Klątwa z Salem
Klątwa czy przepowiednia? Chyba na jedno wychodzi, skoro wyszła z ust palonej na stosie czarownicy. Było to pod koniec XVIIw.; w Europie powoli zaprzestawano tych barbarzyńskich praktyk, za to w nowopowstałych Stanach Zjednoczonych zjawisko było w pełnym rozkwicie. Wystarczył ledwie cień podejrzenia, złe słowo zawistnego sąsiada, niechęć otoczenia...

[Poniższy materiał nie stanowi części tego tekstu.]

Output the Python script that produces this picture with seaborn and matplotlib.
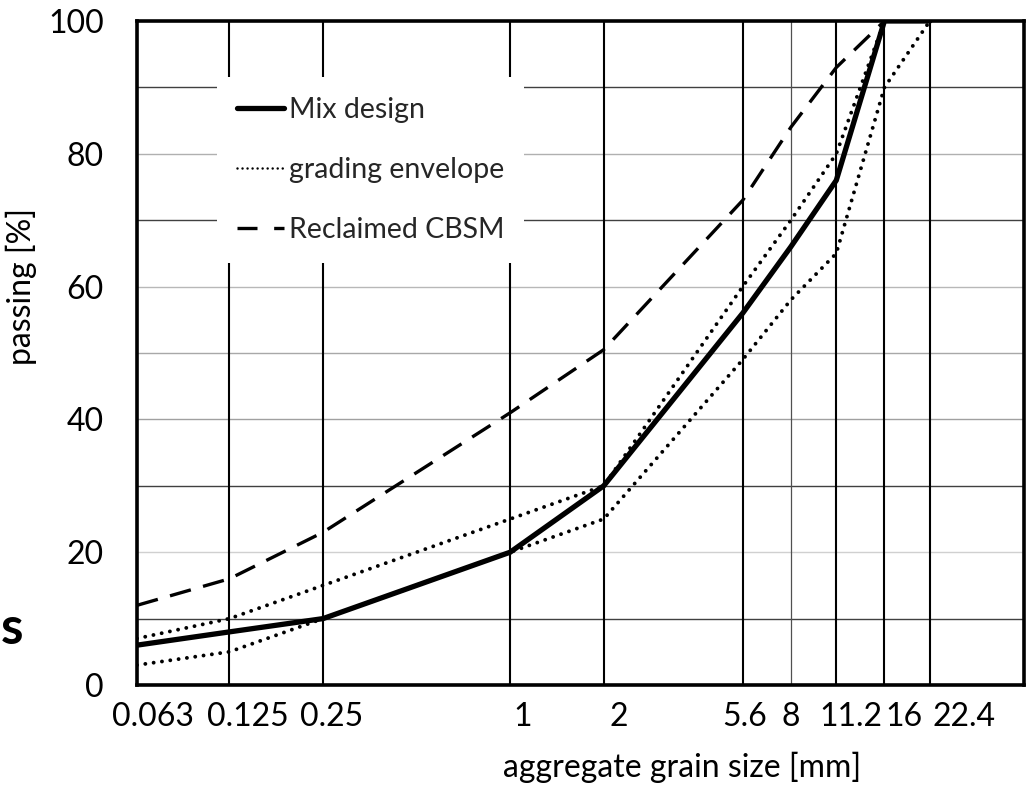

Szczególnie złą sławą zasłynęło miasteczko Salem. Jedną z jego ofiar była siedemnastoipółletnia Lisbeth Kerluin. Do końca twierdziła, że jest niewinna, a gdy wołanie o sprawiedliwość i litość nie pomogło, już ogarniana płomieniami wyrzuciła z siebie straszne słowa:
Pewnego dnia to miasto i cała Ziemia zginą w okropnych męczarniach, płacąc za wyrządzone przez siebie zło i niesprawiedliwość. Ogień, wypluwany przez metalowe ptaki, i Woda z Nieba i Ziemi, których nikt nie powstrzyma, sprzymierzą się z Aniołami Zniszczenia, wysłanymi przez Boga, by zgładzić złych tego świata. To będzie nasza zemsta nad wami, ludźmi małej wiary i nikczemnego serca. Wszyscy będziecie przeklęci! Ten straszliwy dzień nastąpi w 24 miesiące i 4 noce od 2005 r. po narodzinach Chrystusa.
Czyli, mówiąc krótko, w 2007 r.! Data niepokojąco powraca w bardzo wielu proroctwach.